Ivanka Trump's use of personal email a focus of Democrats in next Congress

Ivanka Trump's lawyer says account was 'almost always' to coordinate logistics.

Trump’s reported use of a personal email account to conduct official government business, first confirmed by the Washington Post, creates an awkward dynamic in the West Wing.

Her father’s presidential campaign heavily criticized Hillary Clinton’s use of a personal email server account during her tenure as Secretary of State.

On Tuesday, the president defended his daughter's private email use telling reporters that he looked at the matter and "they're all in presidential records."

He said he also isn't phased by the idea of Democrats interviewing his daughter about the emails.

"Ivanka can take care of herself,” he said.

The Oversight committee has jurisdiction over records and transparency laws, and Cummings helped write an update to the Presidential and Federal Records Acts that was signed into law by President Barack Obama in 2014. That measure mandates that every federal employee, including the President, forward any message about official business sent using a private account to the employee’s official email account within 20 days.

Ivanka Trump’s lawyer explained through a spokesman that while transitioning into government, “Ms.
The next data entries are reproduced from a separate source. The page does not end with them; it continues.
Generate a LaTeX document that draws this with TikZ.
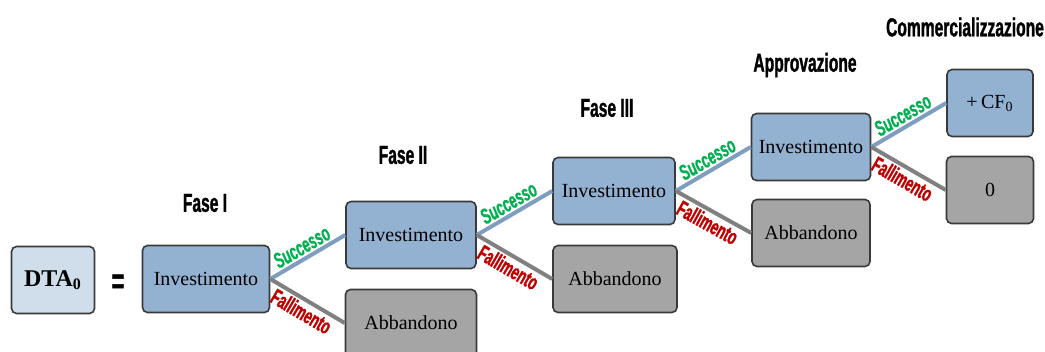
\documentclass[tikz,border=0pt]{standalone}
\usepackage{fontspec}
\setmainfont{Liberation Serif}
\newfontfamily\narrowfont[FakeStretch=0.6,FakeBold=1.2]{Liberation Sans}
\definecolor{dtafill}{HTML}{D0DDEB}
\definecolor{invfill}{HTML}{93B1D1}
\definecolor{abbfill}{HTML}{A5A5A5}
\definecolor{boxline}{HTML}{3A3A3A}
\definecolor{okline}{HTML}{7F9DBE}
\definecolor{koline}{HTML}{808080}
\definecolor{okgreen}{HTML}{00B050}
\definecolor{kored}{HTML}{C00000}
\begin{document}
\begin{tikzpicture}[x=0.5pt,y=-0.5pt,
  box/.style={draw=boxline, line width=0.8pt, rounded corners=2.5pt, minimum height=33.5pt, inner sep=0pt, font=\fontsize{10}{12}\selectfont},
  inv/.style={box, fill=invfill},
  abb/.style={box, fill=abbfill},
  phase/.style={font=\narrowfont\bfseries\fontsize{13}{14}\selectfont},
  okpath/.style={line width=2pt, draw=okline},
  kopath/.style={line width=2pt, draw=koline},
  oklab/.style={font=\narrowfont\bfseries\itshape\fontsize{11}{12}\selectfont, text=okgreen, sloped, above, inner sep=1pt},
  kolab/.style={font=\narrowfont\bfseries\fontsize{11}{12}\selectfont, text=kored, sloped, below, inner sep=1pt}]
\useasboundingbox (0,0) rectangle (1045,352);

% left side
\node[box, fill=dtafill, minimum width=41.5pt, font=\bfseries\fontsize{12}{14}\selectfont] (dta) at (53,280) {DTA\textsubscript{0}};
\node[phase, font=\narrowfont\bfseries\fontsize{18}{18}\selectfont] (eq) at (118,284) {=};

% stages
\node[inv, minimum width=63.5pt] (i1) at (206,279) {Investimento};
\node[phase] (f1) at (205,203) {Fase I};

\node[inv, minimum width=65pt] (i2) at (411,235) {Investimento};
\node[abb, minimum width=65.5pt] (a1) at (411,323) {Abbandono};
\node[phase] (f2) at (403,155) {Fase II};

\node[inv, minimum width=61pt] (i3) at (614,191) {Investimento};
\node[abb, minimum width=62pt] (a2) at (615,279) {Abbandono};
\node[phase] (f3) at (607,108) {Fase III};

\node[inv, minimum width=59.5pt] (i4) at (811,147) {Investimento};
\node[abb, minimum width=59pt] (a3) at (811,233) {Abbandono};
\node[phase] (f4) at (805,65) {Approvazione};

\node[inv, minimum width=43pt] (cf) at (990,103) {+\,CF\textsubscript{0}};
\node[abb, minimum width=43.5pt] (zero) at (990,190) {0};
\node[phase] (f5) at (965,27) {Commercializzazione};

% branches
\draw[okpath] (i1.east) -- node[oklab] {Successo} (i2.west);
\draw[kopath] (i1.east) -- node[kolab] {Fallimento} (a1.west);
\draw[okpath] (i2.east) -- node[oklab] {Successo} (i3.west);
\draw[kopath] (i2.east) -- node[kolab] {Fallimento} (a2.west);
\draw[okpath] (i3.east) -- node[oklab] {Successo} (i4.west);
\draw[kopath] (i3.east) -- node[kolab] {Fallimento} (a3.west);
\draw[okpath] (i4.east) -- node[oklab] {Successo} (cf.west);
\draw[kopath] (i4.east) -- node[kolab] {Fallimento} (zero.west);
\end{tikzpicture}
\end{document}
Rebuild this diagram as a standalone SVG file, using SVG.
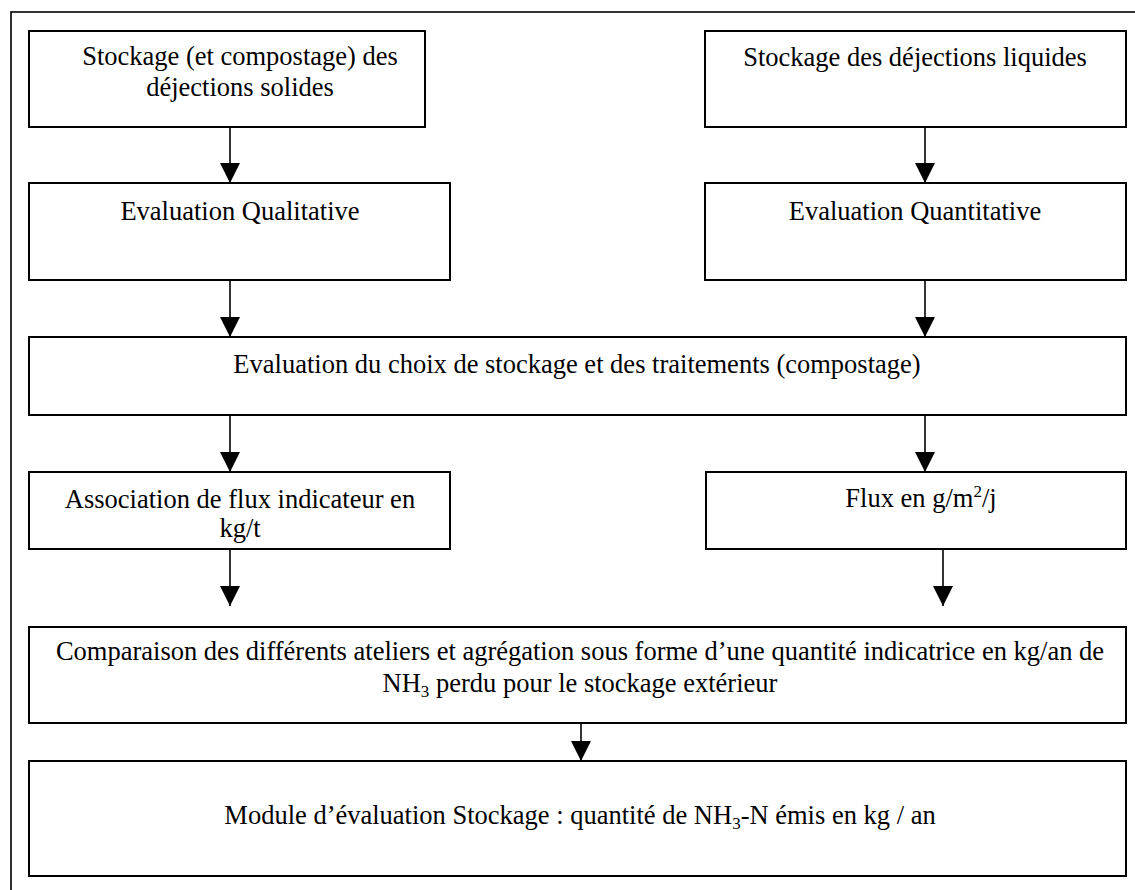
<svg xmlns="http://www.w3.org/2000/svg" width="1135" height="890" viewBox="0 0 1135 890">
<style>
.box{fill:#fff;stroke:#000;stroke-width:2}
.t{font-family:"Liberation Serif","Times New Roman",serif;font-size:26.5px;fill:#000;text-anchor:middle}
.c{stroke:#000;stroke-width:1.6;fill:none}
.frame{fill:none;stroke:#000;stroke-width:1.6}
</style>
<defs>
<marker id="ah" markerUnits="userSpaceOnUse" markerWidth="20" markerHeight="20" refX="20" refY="10" orient="auto" viewBox="0 0 20 20">
<path d="M0,0 L20,10 L0,20 Z" fill="#000"/>
</marker>
</defs>
<rect width="1135" height="890" fill="#fff"/>
<rect class="frame" x="11" y="12" width="1200" height="1000"/>
<g id="n1"><rect class="box" x="29" y="31" width="396" height="96"/>
<text class="t" x="240" y="65">Stockage (et compostage) des</text>
<text class="t" x="240" y="96">déjections solides</text></g>
<g id="n2"><rect class="box" x="705" y="31" width="421" height="96"/>
<text class="t" x="915" y="66">Stockage des déjections liquides</text></g>
<g id="n3"><rect class="box" x="29" y="183" width="421" height="97"/>
<text class="t" x="240" y="220">Evaluation Qualitative</text></g>
<g id="n4"><rect class="box" x="705" y="183" width="421" height="97"/>
<text class="t" x="915" y="220">Evaluation Quantitative</text></g>
<g id="n5"><rect class="box" x="29" y="337" width="1097" height="78"/>
<text class="t" x="577" y="373">Evaluation du choix de stockage et des traitements (compostage)</text></g>
<g id="n6"><rect class="box" x="29" y="472" width="421" height="77"/>
<text class="t" x="240" y="508">Association de flux indicateur en</text>
<text class="t" x="240" y="537">kg/t</text></g>
<g id="n7"><rect class="box" x="706" y="472" width="420" height="77"/>
<text class="t" x="921" y="507">Flux en g/m<tspan font-size="17" dy="-10">2</tspan><tspan dy="10">/j</tspan></text></g>
<g id="n8"><rect class="box" x="29" y="627" width="1097" height="96"/>
<text class="t" x="580" y="660">Comparaison des différents ateliers et agrégation sous forme d’une quantité indicatrice en kg/an de</text>
<text class="t" x="580" y="692">NH<tspan font-size="17" dy="5">3</tspan><tspan dy="-5"> perdu pour le stockage extérieur</tspan></text></g>
<g id="n9"><rect class="box" x="29" y="761" width="1097" height="115"/>
<text class="t" x="580" y="824">Module d’évaluation Stockage : quantité de NH<tspan font-size="17" dy="5">3</tspan><tspan dy="-5">-N émis en kg / an</tspan></text></g>
<g id="connectors">
<line class="c" x1="230" y1="127" x2="230" y2="183" marker-end="url(#ah)"/>
<line class="c" x1="925" y1="127" x2="925" y2="183" marker-end="url(#ah)"/>
<line class="c" x1="230" y1="280" x2="230" y2="337" marker-end="url(#ah)"/>
<line class="c" x1="925" y1="280" x2="925" y2="337" marker-end="url(#ah)"/>
<line class="c" x1="230" y1="415" x2="230" y2="472" marker-end="url(#ah)"/>
<line class="c" x1="925" y1="415" x2="925" y2="472" marker-end="url(#ah)"/>
<line class="c" x1="230" y1="549" x2="230" y2="606" marker-end="url(#ah)"/>
<line class="c" x1="943" y1="549" x2="943" y2="606" marker-end="url(#ah)"/>
<line class="c" x1="581" y1="723" x2="581" y2="761" marker-end="url(#ah)"/>
</g>
</svg>
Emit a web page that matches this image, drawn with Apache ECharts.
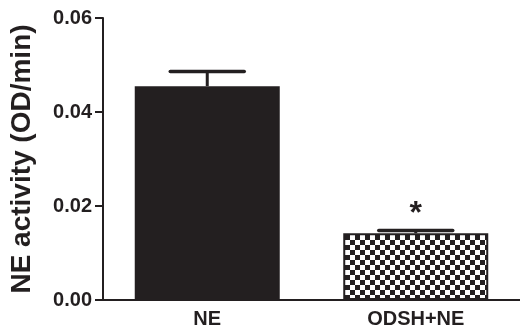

Trump sometimes used her private account, almost always for logistics and scheduling concerning her family.”

“To address misinformation being peddled about Ms. Trump’s personal email, she did not create a private server in her house or office, there was never classified information transmitted, the account was never transferred or housed at Trump Organization, no emails were ever deleted, and the emails have been retained in the official account in conformity with records preservation laws and rules,” stated Peter Mirijanian, a spokesman for Ivanka Trump’s ethics counsel Abbe Lowell. “When concerns were raised in the press 14 months ago, Ms. Trump reviewed and verified her email use with White House Counsel and explained the issue to congressional leaders.”

Citing Lowell’s statement, a senior Democratic committee aide noted: “it appears that Ivanka Trump and Jared Kushner did not comply with that law.”

The House Oversight and Government Reform Committee first started a bipartisan investigation into White House senior advisor Jared Kushner’s email usage in 2017, though the probe did not advance past Republicans in charge of the panel.

Oversight Democrats already have constructed a list of more than 50 subpoenas and inquiries denied by Republicans they say will be revisited after Democrats take majority control in the 116th Congress in January.